Единственная победа — обеспечен приток валютной выручки. И то, что правительство отчаянно бьется за наполненные прилавки. Обратите внимание на проблему с куриными яйцами: на нее отреагировали не когда начали расти цены, а когда появились фотографии пустых полок и очередей. Они прекрасно понимают, что если человек говорит, что у него не хватает денег, ему можно ответить, что он лузер: хочешь денег — позвони по этому телефону. А если у них нет товаров в магазинах, то возникает мысль: что-то не так с системой. Как в позднем СССР, когда народ взбесил именно дефицит: к росту цен люди привыкли, а когда ничего не купить — зачем работать? Поэтому правительство крутит ресурсами, чтобы можно было поддерживать потребительскую экономику.

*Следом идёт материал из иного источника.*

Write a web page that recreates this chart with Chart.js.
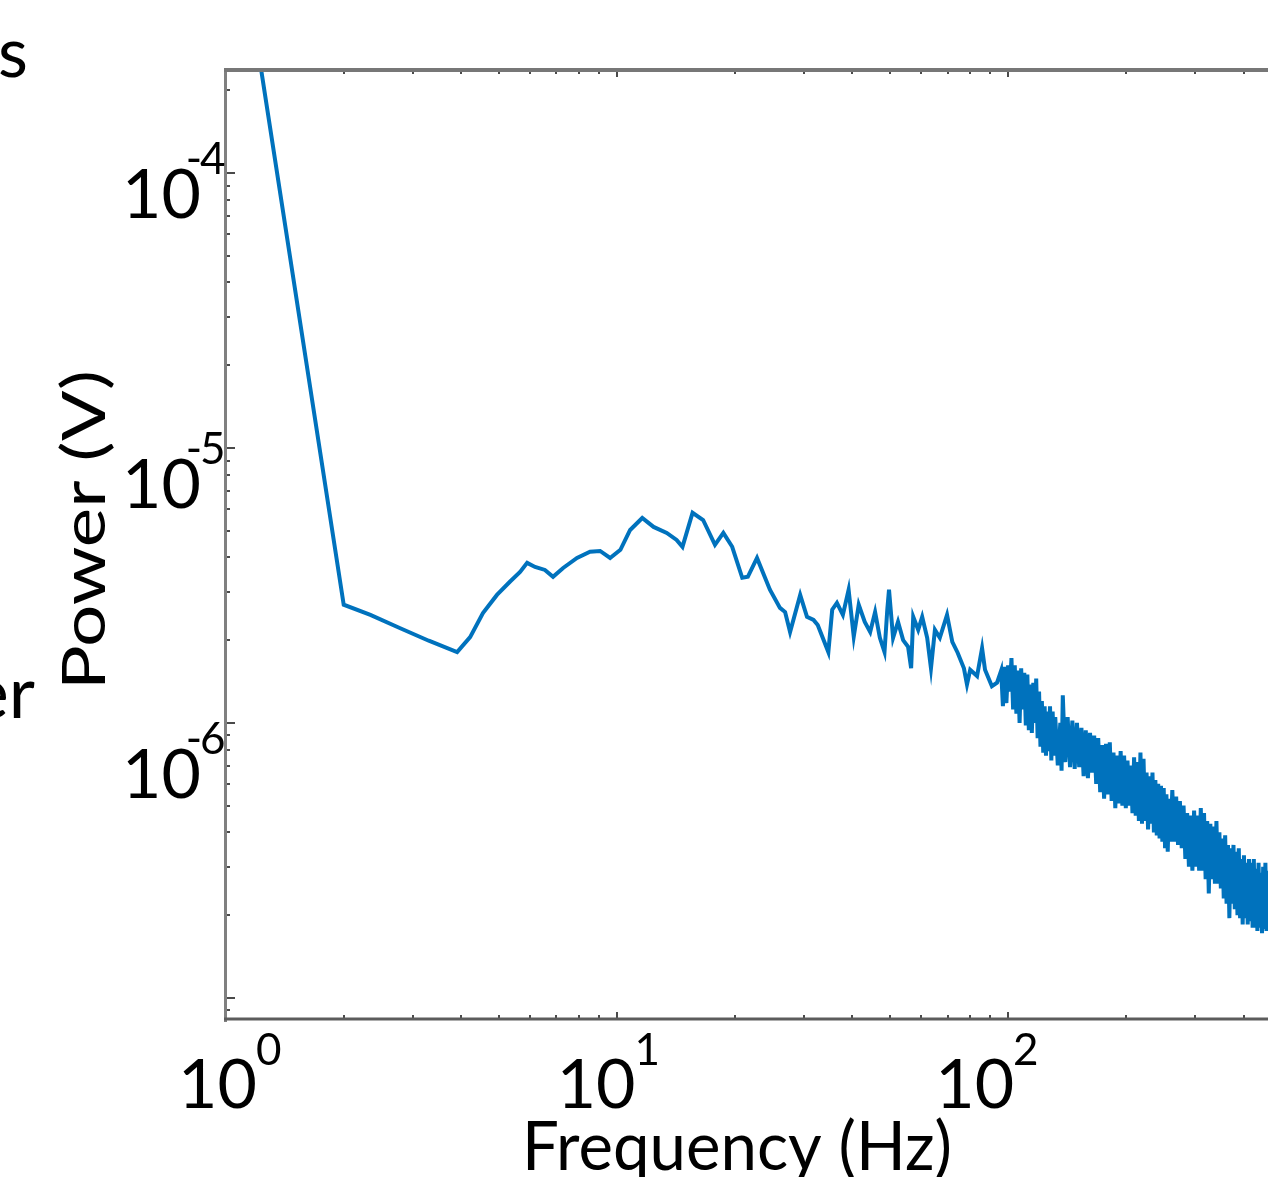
<!DOCTYPE html>
<html>
<head>
<meta charset="utf-8">
<script src="https://cdn.jsdelivr.net/npm/chart.js@4.4.1/dist/chart.umd.min.js"></script>
<style>
  html, body { margin: 0; padding: 0; background: #fff; overflow: hidden; }
</style>
</head>
<body>
<canvas id="psd" width="1268" height="1177"></canvas>
<script>
// power spectrum (Hz, V)
const freqHz = [
  1.0, 2.0, 2.34, 2.79, 3.3, 3.9, 4.21, 4.54, 4.93, 5.32,
  5.65, 5.89, 6.17, 6.54, 6.86, 7.28, 7.9, 8.53, 9.05, 9.6,
  10.2, 10.8, 11.6, 12.4, 13.4, 14.2, 14.7, 15.6, 16.6, 17.8,
  18.7, 19.7, 20.9, 21.6, 22.8, 24.6, 26.1, 26.9, 27.7,
  29.4, 30.6, 31.8, 32.6, 34.7, 35.5, 36.5, 37.8, 39.1, 40.3,
  41.5, 43.0, 44.4, 45.7, 47.0, 48.3, 49.1, 49.6, 50.8, 52.3,
  53.9, 55.5, 56.5, 57.2, 58.9, 60.3, 62.1, 63.5, 65.0, 66.9,
  69.8, 72.0, 74.3, 77.1, 78.5, 80.0, 83.3, 85.8, 87.3, 90.9, 93.7,
  96, 97, 98, 99, 100, 101, 102, 103, 104, 105,
  106, 107, 108, 109, 110, 111, 112, 113, 114, 115,
  116, 117, 118, 119, 120, 121, 122, 123, 124, 125,
  126, 127, 128, 129, 130, 131, 132, 134, 136, 137,
  138, 140, 142, 144, 146, 148, 150, 152, 154, 156,
  158, 160, 162, 164, 166, 168, 170, 172, 174, 176,
  178, 180, 182, 184, 186, 188, 190, 192, 194, 196,
  198, 200, 202, 204, 206, 208, 210, 212, 214, 216,
  218, 220, 222, 224, 226, 228, 230, 232, 234, 236,
  238, 240, 242, 244, 246, 248, 250, 252, 254, 256,
  258, 260, 263, 266, 269, 272, 275, 278, 281, 284,
  287, 290, 293, 296, 299, 302, 305, 308, 311, 314,
  317, 320, 323, 326, 329, 332, 335, 338, 341, 344,
  347, 350, 353, 356, 359, 362, 365, 368, 371, 374,
  377, 380, 383, 386, 389, 392, 395, 398, 401, 404,
  407, 410, 413, 416, 419, 422, 425, 428, 431, 434,
  437, 440, 443, 446, 449, 452, 455, 458, 461
];
const powerV = [
  1.6e-3, 2.69e-6, 2.47e-6, 2.21e-6, 1.99e-6, 1.81e-6, 2.05e-6, 2.51e-6, 2.92e-6, 3.26e-6,
  3.54e-6, 3.82e-6, 3.69e-6, 3.60e-6, 3.40e-6, 3.66e-6, 3.98e-6, 4.19e-6, 4.22e-6, 3.98e-6,
  4.26e-6, 5.03e-6, 5.56e-6, 5.16e-6, 4.91e-6, 4.63e-6, 4.37e-6, 5.81e-6, 5.47e-6, 4.44e-6,
  4.91e-6, 4.37e-6, 3.37e-6, 3.40e-6, 3.98e-6, 3.05e-6, 2.62e-6, 2.53e-6, 2.14e-6,
  2.92e-6, 2.43e-6, 2.37e-6, 2.27e-6, 1.81e-6, 2.58e-6, 2.73e-6, 2.47e-6, 3.05e-6, 2.06e-6,
  2.69e-6, 2.33e-6, 2.14e-6, 2.53e-6, 2.04e-6, 1.81e-6, 2.58e-6, 3.05e-6, 2.04e-6, 2.33e-6,
  2.00e-6, 1.89e-6, 1.58e-6, 2.43e-6, 2.18e-6, 2.43e-6, 2.04e-6, 1.58e-6, 2.18e-6, 2.04e-6,
  2.47e-6, 1.97e-6, 1.80e-6, 1.58e-6, 1.38e-6, 1.56e-6, 1.48e-6, 1.87e-6, 1.56e-6, 1.36e-6, 1.40e-6,
  1.55e-6, 1.15e-6, 1.60e-6, 1.18e-6, 1.62e-6, 1.30e-6, 1.72e-6, 1.12e-6, 1.62e-6, 1.08e-6,
  1.55e-6, 1.00e-6, 1.58e-6, 1.12e-6, 1.52e-6, 9.8e-7, 1.50e-6, 9.4e-7, 1.38e-6, 9.2e-7,
  1.40e-6, 1.00e-6, 1.45e-6, 8.8e-7, 1.30e-6, 8.2e-7, 1.20e-6, 7.8e-7, 1.15e-6, 7.6e-7,
  1.10e-6, 7.9e-7, 1.15e-6, 7.3e-7, 1.10e-6, 7.6e-7, 1.05e-6, 7.0e-7, 1.00e-6, 6.7e-7,
  1.26e-6, 7.2e-7, 1.05e-6, 6.9e-7, 1.02e-6, 6.8e-7, 1.00e-6, 6.9e-7, 9.6e-7, 6.4e-7,
  9.4e-7, 6.3e-7, 9.2e-7, 6.6e-7, 9.0e-7, 6.0e-7, 8.8e-7, 5.6e-7, 8.3e-7, 5.3e-7,
  8.4e-7, 5.5e-7, 8.5e-7, 5.2e-7, 7.8e-7, 4.9e-7, 7.6e-7, 5.1e-7, 7.9e-7, 5.0e-7,
  7.6e-7, 4.9e-7, 7.3e-7, 5.0e-7, 7.0e-7, 4.7e-7, 7.5e-7, 4.6e-7, 7.2e-7, 4.4e-7,
  7.8e-7, 4.3e-7, 7.4e-7, 4.4e-7, 6.6e-7, 4.1e-7, 6.4e-7, 4.3e-7, 6.6e-7, 4.0e-7,
  6.2e-7, 3.9e-7, 6.0e-7, 3.8e-7, 5.9e-7, 3.7e-7, 5.8e-7, 3.5e-7, 5.5e-7, 3.4e-7,
  5.3e-7, 3.7e-7, 5.7e-7, 3.7e-7, 5.4e-7, 3.6e-7, 5.2e-7, 3.5e-7, 5.0e-7, 3.2e-7,
  4.7e-7, 3.0e-7, 4.6e-7, 2.9e-7, 4.8e-7, 3.0e-7, 4.6e-7, 2.9e-7, 4.9e-7, 2.9e-7,
  4.7e-7, 2.7e-7, 4.4e-7, 2.4e-7, 4.3e-7, 2.7e-7, 4.2e-7, 2.6e-7, 4.4e-7, 2.6e-7,
  4.0e-7, 2.5e-7, 3.8e-7, 2.3e-7, 3.9e-7, 2.2e-7, 3.6e-7, 1.95e-7, 3.5e-7, 2.2e-7,
  3.6e-7, 2.1e-7, 3.4e-7, 2.0e-7, 3.5e-7, 1.95e-7, 3.2e-7, 1.85e-7, 3.3e-7, 1.95e-7,
  3.1e-7, 1.85e-7, 3.2e-7, 1.9e-7, 3.1e-7, 1.8e-7, 3.2e-7, 1.8e-7, 2.95e-7, 1.75e-7,
  3.1e-7, 1.8e-7, 2.85e-7, 1.72e-7, 3.0e-7, 1.78e-7, 3.1e-7, 1.75e-7, 2.9e-7
];

// axis labels
const xTickValues = [1, 10, 100];
const xTickExps = ['0', '1', '2'];
const yTickValues = [1e-4, 1e-5, 1e-6];
const yTickExps = ['-4', '-5', '-6'];
const minorMults = [1, 2, 3, 4, 5, 6, 7, 8, 9];

const FONT = 'Lato, "Open Sans", sans-serif';

function drawPow(ctx, exp, xRight, baseY, supDy) {
  ctx.textBaseline = 'alphabetic';
  ctx.font = '68px ' + FONT;
  ctx.textAlign = 'right';
  ctx.fillText('10', xRight, baseY);
  ctx.font = '44px ' + FONT;
  const digits = exp.replace('-', '');
  ctx.textAlign = 'left';
  ctx.fillText(digits, xRight - 1, baseY - supDy);
  if (exp.startsWith('-')) {
    ctx.textAlign = 'right';
    ctx.fillText('-', xRight + 1, baseY - supDy);
  }
}

function fitText(ctx, text, font, width) {
  ctx.font = font;
  return width / ctx.measureText(text).width;
}

const framePlugin = {
  id: 'frame',
  afterDraw(chart) {
    const ctx = chart.ctx;
    const { left, right, top, bottom } = chart.chartArea;
    const xs = chart.scales.x, ys = chart.scales.y;
    ctx.save();

    // tick marks pointing inward
    ctx.strokeStyle = '#4a4a4a';
    ctx.lineWidth = 2;
    ctx.beginPath();
    for (let e = 0; e <= 3; e++) {
      for (const m of minorMults) {
        const v = m * Math.pow(10, e);
        if (v < xs.min || v > xs.max) continue;
        const px = Math.round(xs.getPixelForValue(v));
        const len = m === 1 ? 8 : 5;
        ctx.moveTo(px, bottom); ctx.lineTo(px, bottom - len);
        ctx.moveTo(px, top); ctx.lineTo(px, top + len - 1);
      }
    }
    for (let e = -8; e <= -3; e++) {
      for (const m of minorMults) {
        const v = m * Math.pow(10, e);
        if (v < ys.min || v > ys.max) continue;
        const py = Math.round(ys.getPixelForValue(v));
        ctx.moveTo(left, py); ctx.lineTo(left + (m === 1 ? 9 : 4), py);
      }
    }
    ctx.stroke();

    // box lines (left, top, bottom; right side is off the picture)
    ctx.lineCap = 'butt';
    ctx.strokeStyle = '#808080';
    ctx.lineWidth = 3;
    ctx.beginPath();
    ctx.moveTo(left - 0.5, top - 2); ctx.lineTo(left - 0.5, bottom + 2);
    ctx.stroke();
    ctx.strokeStyle = '#777';
    ctx.lineWidth = 4;
    ctx.beginPath();
    ctx.moveTo(left - 2, top); ctx.lineTo(right, top);
    ctx.stroke();
    ctx.strokeStyle = '#5c5c5c';
    ctx.lineWidth = 3;
    ctx.beginPath();
    ctx.moveTo(left - 2, bottom - 1); ctx.lineTo(right, bottom - 1);
    ctx.stroke();

    // tick labels
    ctx.fillStyle = '#000';
    yTickValues.forEach((v, i) => {
      const py = ys.getPixelForValue(v);
      const k = Math.log10(v) + 5;
      drawPow(ctx, yTickExps[i], 201, py + 60 - 15 * k, 44);
    });
    xTickValues.forEach((v, i) => {
      const px = xs.getPixelForValue(v);
      const k = Math.log10(v);
      drawPow(ctx, xTickExps[i], px + 31 - 12.5 * k, bottom + 88, 43);
    });

    // axis titles
    const fx = fitText(ctx, 'Frequency (Hz)', '67px ' + FONT, 430);
    ctx.save();
    ctx.translate(737, 1170);
    ctx.scale(fx, 1);
    ctx.textAlign = 'center';
    ctx.fillText('Frequency (Hz)', 0, 0);
    ctx.restore();

    const fy = fitText(ctx, 'Power (V)', '60px ' + FONT, 320);
    ctx.save();
    ctx.translate(105, 530);
    ctx.rotate(-Math.PI / 2);
    ctx.scale(fy, 1);
    ctx.textAlign = 'center';
    ctx.fillText('Power (V)', 0, 0);
    ctx.restore();

    // fragments of neighbouring text at the left edge
    ctx.font = '69px ' + FONT;
    ctx.textAlign = 'left';
    ctx.fillText('s', -2, 77);
    ctx.font = '72px ' + FONT;
    ctx.textAlign = 'right';
    ctx.fillText('er', 35, 718);

    ctx.restore();
  }
};

const points = freqHz.map((f, i) => ({ x: f, y: powerV[i] }));

new Chart(document.getElementById('psd'), {
  type: 'line',
  data: {
    datasets: [{
      data: points,
      borderColor: '#0072BD',
      borderWidth: 4,
      pointRadius: 0,
      tension: 0,
      fill: false
    }]
  },
  options: {
    animation: false,
    responsive: false,
    events: [],
    layout: { padding: { left: 226, top: 70, right: 0, bottom: 157 } },
    plugins: { legend: { display: false }, tooltip: { enabled: false } },
    scales: {
      x: {
        type: 'logarithmic',
        display: false,
        min: 1,
        max: 462
      },
      y: {
        type: 'logarithmic',
        display: false,
        min: 8.31e-8,
        max: 2.368e-4
      }
    }
  },
  plugins: [framePlugin]
});
</script>
</body>
</html>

Проблема в том, что нынешняя модель, запущенная правительством, не может быть просто так остановлена. Если правительство прекратит финансировать то, что финансирует, огромное количество людей, вложившихся в тему и взявших под нее кредиты, останутся без работы. А другим они заниматься не хотят.

Все 1970-е Брежнев (условно) стучал по столу кулаком, что надо увеличить выпуск потребительских товаров. И каждый раз его спрашивали: «А условный “Уралспецтяж” мы остановим? Мы бросим эти мощности на потребительские товары, но “Спецстройшлеп” нам придется остановить — и что тогда?»

А главным вызовом для правительства в 2024 году будет фондирование бюджета. Откуда и как они будут брать деньги на продолжение своей политики (и по какой цене будут покупать ресурсы). И главным конфликтом в ситуации, если денег не хватит, будет клинч между правительством и финансовым регулятором: «Сделай так, чтобы были деньги», — скажет правительство. И мы не знаем, что ответит финансовый регулятор.